- Film poster
- Catalan: La terra negra
- Directed by: Alberto Morais
- Screenplay by: Alberto Morais; Samuel del Amor;
- Produced by: Alberto Morais
- Starring: Laia Marull; Sergi López; Andrés Gertrúdix; Abdelatif Hwidar; Rosana Pastor; Álvaro Báguena; Toni Miso; Bruno Tamarit; María Albiñana;
- Cinematography: Roberto San Eugenio
- Edited by: Julia Juániz
- Production companies: Olivo Films; Elamedia Estudios; Dexiderius P.A.; Garra Producciones;
- Distributed by: Syldavia Cinema
- Release dates: 17 March 2025 (Málaga); 29 August 2025 (Spain);
- Running time: 97 minutes
- Countries: Spain; Panama;
- Language: Catalan

= The Black Land =

The Black Land (La terra negra) is a 2025 rural drama film directed by Alberto Morais starring Laia Marull and Sergi López.

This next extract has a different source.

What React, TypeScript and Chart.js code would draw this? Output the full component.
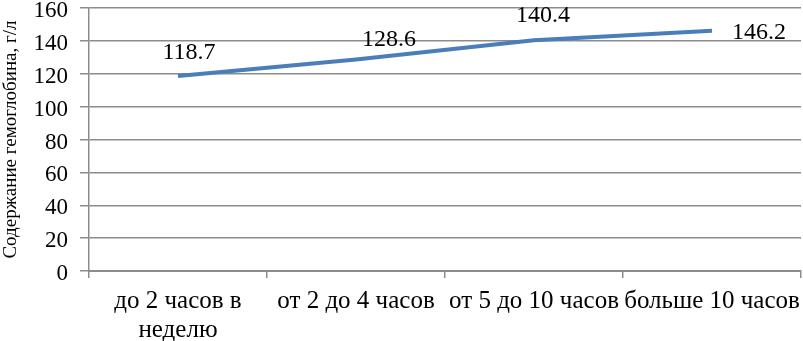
import React, { useEffect, useRef } from "react";
import { Chart, registerables } from "chart.js";

Chart.register(...registerables);

const categories: (string | string[])[] = [
  ["до 2 часов в", "неделю"],
  "от 2 до 4 часов",
  "от 5 до 10 часов",
  "больше 10 часов",
];
const hemoglobin = [118.7, 128.6, 140.4, 146.2];
const yTicks = [0, 20, 40, 60, 80, 100, 120, 140, 160];
const yTitle = "Содержание гемоглобина, г/л";

// label placement offsets relative to each point (style only)
const labelOffsets = [
  [11, -23],
  [33, -20],
  [9, -25],
  [47, 2],
];

const FONT = "'Liberation Serif', 'Times New Roman', serif";

const labelPlugin = {
  id: "valueLabels",
  afterDatasetsDraw(chart: any) {
    const ctx = chart.ctx;
    const meta = chart.getDatasetMeta(0);
    ctx.save();
    ctx.font = `24px ${FONT}`;
    ctx.fillStyle = "#000";
    ctx.textAlign = "center";
    ctx.textBaseline = "middle";
    meta.data.forEach((pt: any, i: number) => {
      const [dx, dy] = labelOffsets[i];
      ctx.fillText(hemoglobin[i].toFixed(1), pt.x + dx, pt.y + dy);
    });
    ctx.restore();
  },
};

export default function App() {
  const ref = useRef<HTMLCanvasElement>(null);
  useEffect(() => {
    document.body.style.margin = "0";
    const chart = new Chart(ref.current!, {
      type: "line",
      data: {
        labels: categories,
        datasets: [
          {
            data: hemoglobin,
            borderColor: "#4a7ebb",
            borderWidth: 4,
            pointRadius: 0,
            tension: 0,
            fill: false,
          },
        ],
      },
      options: {
        animation: false,
        responsive: false,
        layout: { padding: { top: 8, right: 2, left: 0, bottom: 0 } },
        plugins: { legend: { display: false }, tooltip: { enabled: false } },
        scales: {
          x: {
            offset: true,
            grid: {
              offset: true,
              drawOnChartArea: false,
              drawTicks: true,
              tickLength: 7,
              color: "#8c8c8c",
              lineWidth: 1.5,
            },
            border: { color: "#8c8c8c", width: 2 },
            ticks: {
              color: "#000",
              font: { family: FONT, size: 25, lineHeight: 1.15 },
              maxRotation: 0,
              autoSkip: false,
              padding: 9,
            },
            afterFit(scale: any) {
              scale.height = 70;
              scale.paddingLeft = 0;
              scale.paddingRight = 0;
            },
          },
          y: {
            min: 0,
            max: 160,
            afterBuildTicks(scale: any) {
              scale.ticks = yTicks.map((v) => ({ value: v }));
            },
            grid: {
              color: "#8c8c8c",
              lineWidth: 1.5,
              tickLength: 9,
            },
            border: { color: "#8c8c8c", width: 1.5 },
            ticks: {
              color: "#000",
              font: { family: FONT, size: 23 },
              padding: 12,
              labelOffset: 3,
            },
            title: {
              display: true,
              text: yTitle,
              color: "#000",
              font: { family: FONT, size: 19 },
              padding: { top: 0, bottom: 0 },
            },
            afterFit(scale: any) {
              scale.width = 89;
              scale.paddingTop = 0;
              scale.paddingBottom = 0;
            },
          },
        },
      },
      plugins: [labelPlugin],
    });
    return () => chart.destroy();
  }, []);
  return <canvas ref={ref} width={803} height={341} style={{ display: "block" }} />;
}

It is a Spanish-Panamanian co-production.

The film world premiered at the 28th Málaga Film Festival on 17 March 2025.

== Plot ==
Siblings María and Ángel run a mill business in a small village in the Valencian countryside, hiring former immate Miquel for help. Miquel develops a complex relationship with María while raising suspicions from the folks.

== Production ==
Morais emphasized the mystical side of the story and acknowledged the influence of Pier Paolo Passolini's neorealism. The film was produced by Olivo Films alongside Elamedia Estudios, Dexiderius P.A., and Garra Producciones. Shooting locations in the province of Valencia included Llíria. Both Marull and López had to work in the local Valencian accent, although, according to Marull, it was harder for her than for López.

== Release ==
The film was presented in the official selection of the 28th Málaga Film Festival on 17 March 2025. Its festival run also included selections for screenings at the 41st Chicago Latino Film Festival (for its North-American premiere) and the 40th Cinema Jove. Distributed by Syldavia Cinema, the film was set to be the film theatrically in Spain on 29 August 2025.

== Reception ==
Alfonso Rivera of Cineuropa described the film as a "unique experience for those seeking something different, as well as challenging for viewers unaccustomed to more radically auteur cinema".